Beaucoup de bruit pour rien
Nos résultats sont clairs, aucune des deux mesures (cornéométrie et PIE) ne montre de supériorité statistiquement significative de la consommation d'Essensis (un ou deux pots) par rapport à celle de Velouté ou même par rapport aux personnes à qui aucune instruction particulière n'avait été donnée. Beaucoup de bruit pour rien, donc. Ce dossier soulève plus largement la question des allégations santé plus ou moins fondées qui fleurissent sur les emballages. Actuellement, un industriel qui met sur le marché un produit revêtu d'un tel slogan n'a pas à le justifier a priori. Il n'aura à fournir de preuve qu'à la demande éventuelle des services de contrôle, mais ceux-ci restent bien timorés, d'autant que l'heure n'est pas à la sévérité envers les industriels.
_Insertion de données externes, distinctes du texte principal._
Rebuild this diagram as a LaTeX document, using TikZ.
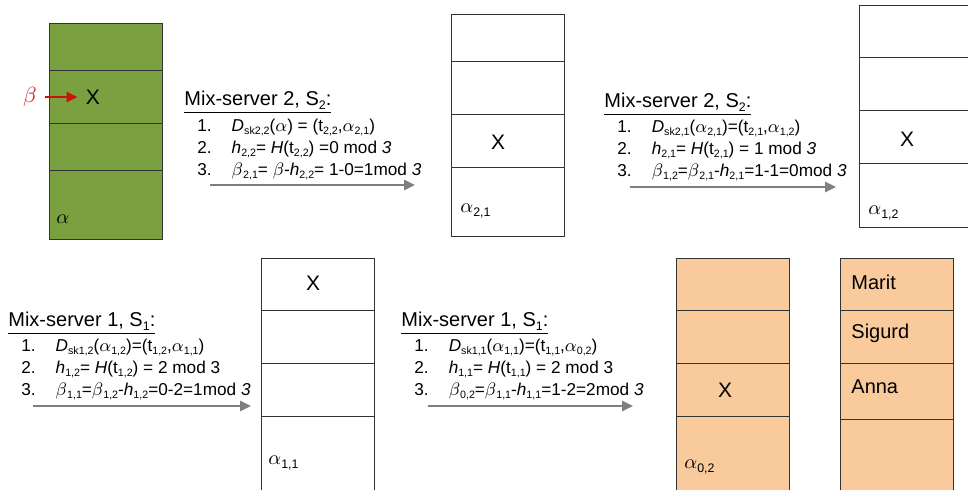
\documentclass[tikz,border=0pt]{standalone}
\usepackage{amsmath}
\usepackage{fontspec}
\setmainfont{Liberation Sans}
\usepackage{tikz}
\usetikzlibrary{arrows.meta, positioning}
\usepackage[usenames,dvipsnames]{xcolor}
\definecolor{mixgreen}{HTML}{7AA03F}
\definecolor{mixorange}{HTML}{F9CB9C}
\definecolor{betared}{HTML}{CC1111}
\definecolor{flowgray}{HTML}{7F7F7F}
\newcommand{\idx}[1]{\raisebox{-0.3ex}{\scalebox{0.62}{#1}}}
\newcommand{\stepsof}[3]{\begin{tabular}[t]{@{}l@{\hspace{10pt}}l@{}}1. & #1\\ 2. & #2\\ 3. & #3\end{tabular}}

\begin{document}
\begin{tikzpicture}[x=0.5pt, y=-0.5pt,
		cell/.style={draw=black!80, line width=0.5pt},
		header/.style={font=\fontsize{10}{12}\selectfont, anchor=base west, inner sep=0pt},
		stepitems/.style={font=\fontsize{8.6}{11}\selectfont, anchor=base west, inner sep=0pt},
		xmark/.style={font=\fontsize{10.5}{12}\selectfont, inner sep=0pt},
		voter/.style={font=\fontsize{10}{12}\selectfont, anchor=west, inner sep=0pt},
		cipher/.style={font=\fontsize{10}{12}\selectfont, anchor=west, inner sep=0pt},
		flow/.style={flowgray, line width=1.3pt, -{Triangle[length=5.5pt, width=5pt]}}]
	\useasboundingbox (0,0) rectangle (968,490);
	\clip (0,0) rectangle (968,490);

	% the four lists
	\filldraw[cell, fill=mixgreen] (49,24) rectangle (162,240);
	\draw[cell] (49,71) -- (162,71) (49,124) -- (162,124) (49,171) -- (162,171);
	\draw[cell] (451,15) rectangle (564,237);
	\draw[cell] (451,62) -- (564,62) (451,115) -- (564,115) (451,168) -- (564,168);
	\draw[cell] (859,6) rectangle (990,228);
	\draw[cell] (859,58) -- (990,58) (859,111) -- (990,111) (859,164) -- (990,164);
	\draw[cell] (261,259) rectangle (374,500);
	\draw[cell] (261,311) -- (374,311) (261,364) -- (374,364) (261,417) -- (374,417);
	\filldraw[cell, fill=mixorange] (676,259) rectangle (789,500);
	\draw[cell] (676,311) -- (789,311) (676,364) -- (789,364) (676,417) -- (789,417);
	\filldraw[cell, fill=mixorange] (840,259) rectangle (953,500);
	\draw[cell] (840,311) -- (953,311) (840,364) -- (953,364) (840,420) -- (953,420);

	\node[xmark] (x0) at (93,97) {X};
	\node[xmark] (x1) at (498,142) {X};
	\node[xmark] (x2) at (907,139) {X};
	\node[xmark] (x3) at (313,283) {X};
	\node[xmark] (x4) at (725,390) {X};

	\node[cipher] (a0) at (56,219) {$\alpha$};
	\node[cipher] (a1) at (460,211) {$\alpha$\idx{2,1}};
	\node[cipher] (a2) at (868,213) {$\alpha$\idx{1,2}};
	\node[cipher] (a3) at (268,463) {$\alpha$\idx{1,1}};
	\node[cipher] (a4) at (684,467) {$\alpha$\idx{0,2}};

	\node[voter] (n1) at (851,282) {Marit};
	\node[voter] (n2) at (851,333) {Sigurd};
	\node[voter] (n3) at (851,387) {Anna};

	\node[font=\fontsize{10.5}{12}\selectfont, text=betared, inner sep=0pt] (beta) at (30,97) {$\beta$};
	\draw[betared, line width=1.2pt, -{Triangle[length=5.5pt, width=5pt]}] ([xshift=4]beta.east) -- ([xshift=-4]x0.west);

	% decryption steps
	\node[header] (h1) at (184,106) {\underline{Mix-server 2, S\idx{2}:}};
	\node[stepitems] (s1) at (197,132) {\stepsof
		{\textit{D}\idx{sk2,2}($\alpha$) = (t\idx{2,2},$\alpha$\idx{2,1})}
		{\textit{h}\idx{2,2}= \textit{H}(t\idx{2,2}) =0 mod \textit{3}}
		{$\beta$\idx{2,1}= $\beta$-\textit{h}\idx{2,2}= 1-0=1mod \textit{3}}};
	\coordinate (f1a) at (210,185);
	\coordinate (f1b) at (415,185);
	\draw[flow] (f1a) -- (f1b);

	\node[header] (h2) at (604,108) {\underline{Mix-server 2, S\idx{2}:}};
	\node[stepitems] (s2) at (617,133) {\stepsof
		{\textit{D}\idx{sk2,1}($\alpha$\idx{2,1})=(t\idx{2,1},$\alpha$\idx{1,2})}
		{\textit{h}\idx{2,1}= \textit{H}(t\idx{2,1}) = 1 mod \textit{3}}
		{$\beta$\idx{1,2}=$\beta$\idx{2,1}-\textit{h}\idx{2,1}=1-1=0mod \textit{3}}};
	\coordinate (f2a) at (630,187);
	\coordinate (f2b) at (836,187);
	\draw[flow] (f2a) -- (f2b);

	\node[header] (h3) at (8,327) {\underline{Mix-server 1, S\idx{1}:}};
	\node[stepitems] (s3) at (21,352) {\stepsof
		{\textit{D}\idx{sk1,2}($\alpha$\idx{1,2})=(t\idx{1,2},$\alpha$\idx{1,1})}
		{\textit{h}\idx{1,2}= \textit{H}(t\idx{1,2}) = 2 mod 3}
		{$\beta$\idx{1,1}=$\beta$\idx{1,2}-\textit{h}\idx{1,2}=0-2=1mod \textit{3}}};
	\coordinate (f3a) at (33,406);
	\coordinate (f3b) at (251,406);
	\draw[flow] (f3a) -- (f3b);

	\node[header] (h4) at (401,327) {\underline{Mix-server 1, S\idx{1}:}};
	\node[stepitems] (s4) at (414,352) {\stepsof
		{\textit{D}\idx{sk1,1}($\alpha$\idx{1,1})=(t\idx{1,1},$\alpha$\idx{0,2})}
		{\textit{h}\idx{1,1}= \textit{H}(t\idx{1,1}) = 2 mod 3}
		{$\beta$\idx{0,2}=$\beta$\idx{1,1}-\textit{h}\idx{1,1}=1-2=2mod \textit{3}}};
	\coordinate (f4a) at (428,406);
	\coordinate (f4b) at (633,406);
	\draw[flow] (f4a) -- (f4b);
\end{tikzpicture}
\end{document}
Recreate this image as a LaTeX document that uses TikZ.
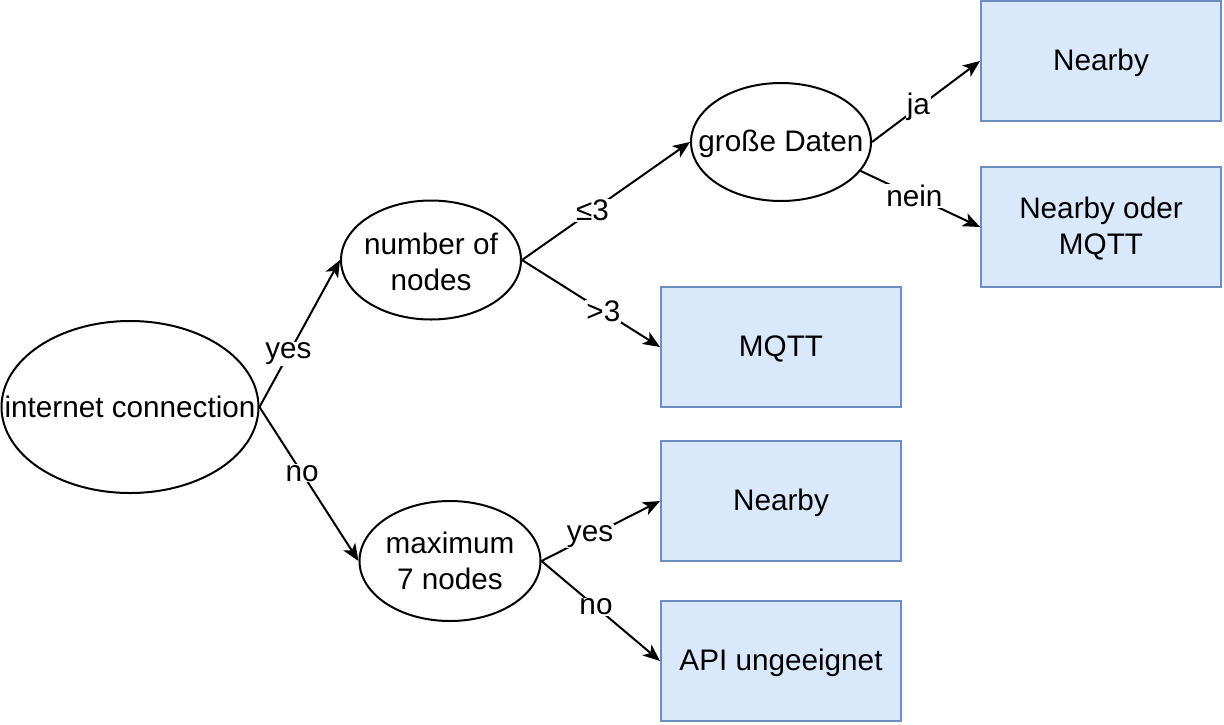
\documentclass[tikz,border=0pt]{standalone}
\usepackage{fontspec}
\setmainfont{Liberation Sans}
\usetikzlibrary{shapes.geometric,arrows.meta}

\definecolor{boxfill}{HTML}{DAE8FC}
\definecolor{boxline}{HTML}{6C8EBF}
\newcommand{\diafont}{\fontsize{29.7}{36}\selectfont}

\tikzset{
  question/.style={ellipse,draw,line width=2pt,inner sep=0pt},
  answer/.style={rectangle,draw=boxline,fill=boxfill,line width=2pt,
    minimum width=240pt,minimum height=120pt,font=\diafont,align=center},
}

\begin{document}
\begin{tikzpicture}[x=1pt,y=-1pt]
				\useasboundingbox (0,0) rectangle (1224,724);

				\begin{scope}[every label/.style={font=\diafont,align=center,inner sep=0pt}]
                    \node[question,minimum width=257pt,minimum height=172pt,label=center:{internet connection}] (IC) at (130,407) {};
                    \node[question,minimum width=180pt,minimum height=119pt,label={[yshift=-2pt]center:{number of\\nodes}}] (NN) at (431,260) {};
                    \node[question,minimum width=180pt,minimum height=118pt,label={[yshift=-2pt]center:{große Daten}}] (GD) at (781,142) {};
                    \node[question,minimum width=181pt,minimum height=120pt,label=center:{maximum\\7 nodes}] (MX) at (450,561) {};
                \end{scope}

                \begin{scope}[every label/.style={font=\diafont,align=center,inner sep=0pt}]
                    \node[answer,label={[yshift=-2pt]center:{Nearby}}] (NB1) at (1101,61) {};
                    \node[answer,label={[yshift=-2pt]center:{Nearby oder\\MQTT}}] (NBM) at (1101,227) {};
                    \node[answer,label={[yshift=-2pt]center:{MQTT}}] (MQ) at (781,347) {};
                    \node[answer,label={[yshift=-2pt]center:{Nearby}}] (NB2) at (781,501) {};
                    \node[answer,label={[yshift=-2pt]center:{API ungeeignet}}] (API) at (781,661) {};
                \end{scope}

                \begin{scope}[>={Stealth[length=17pt,width=14pt,inset=4.5pt]},
                every edge/.style={draw=black,line width=2pt},
                every node/.style={fill=white,font=\diafont,inner sep=1pt}]
                    \path [->] (IC.east) edge node[pos=0.36] {yes} (NN.west);
                    \path [->] (IC.east) edge node[pos=0.43] {no} (MX.west);

                    \path [->] (NN.east) edge node[pos=0.42] {≤3} (GD.west);
                    \path [->] (NN.east) edge node[pos=0.59] {>3} (MQ.west);

                    \path [->] (GD.east) edge node[pos=0.43] {ja} (NB1.west);
                    \path [->] (GD.-20) edge node[pos=0.45] {nein} (NBM.west);

                    \path [->] (MX.east) edge node[pos=0.41] {yes} (NB2.west);
                    \path [->] (MX.east) edge node[pos=0.46] {no} (API.west);
                \end{scope}
			\end{tikzpicture}
\end{document}
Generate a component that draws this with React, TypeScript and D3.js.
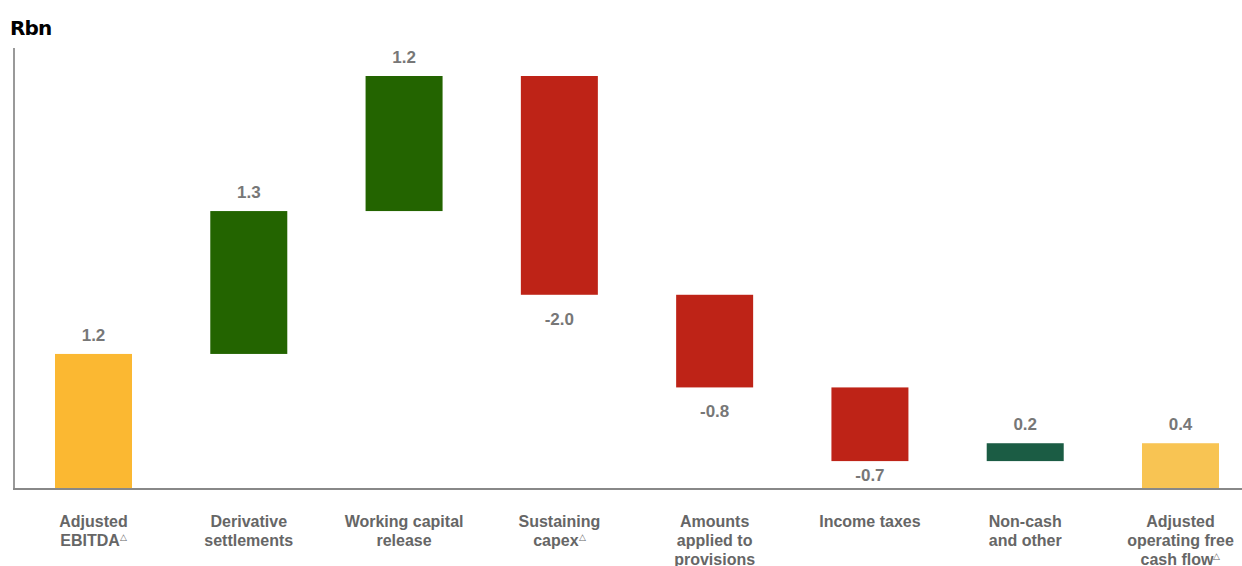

Ainsi, dans un récent bulletin de la Direction des fraudes, un article plutôt sceptique sur la dermo-nutrition se conclut par : « Encore faudra-t-il apporter toutes les preuves scientifiques. » Encore faudrait-il les réclamer, serait-on tenté de rétorquer à cette administration.
En résumé
Mieux vaut une bonne crème antirides
Bien qu'ayant bénéficié d'une promotion hors du commun, Essensis peine à rencontrer son public. Il est vrai que, outre la question de l'efficacité cosmétique, il y a de quoi hésiter à l'idée de manger deux Essensis par jour, comme le conseille indirectement Danone. Le Programme national nutrition santé préconise de consommer quotidiennement trois produits laitiers - ce qui constitue une fourchette haute - mais en privilégiant la variété. Deux yaourts par jour, c'est beaucoup ! Pour les versions aux fruits, l'addition énergétique n'est pas négligeable : 200 calories, soit 10 % des apports énergétiques conseillés pour une femme, dont l'équivalent de trois morceaux de sucre. Mais c'est surtout le prix qui fait bondir : Essensis coûte au bas mot 50 centimes le pot, soit 1 euro par jour pour deux pots. Une « cure » de six mois revient à 180 euros, soit bien davantage que l'application biquotidienne d'une bonne crème antirides (63 euros pour le meilleur choix de notre dernier test).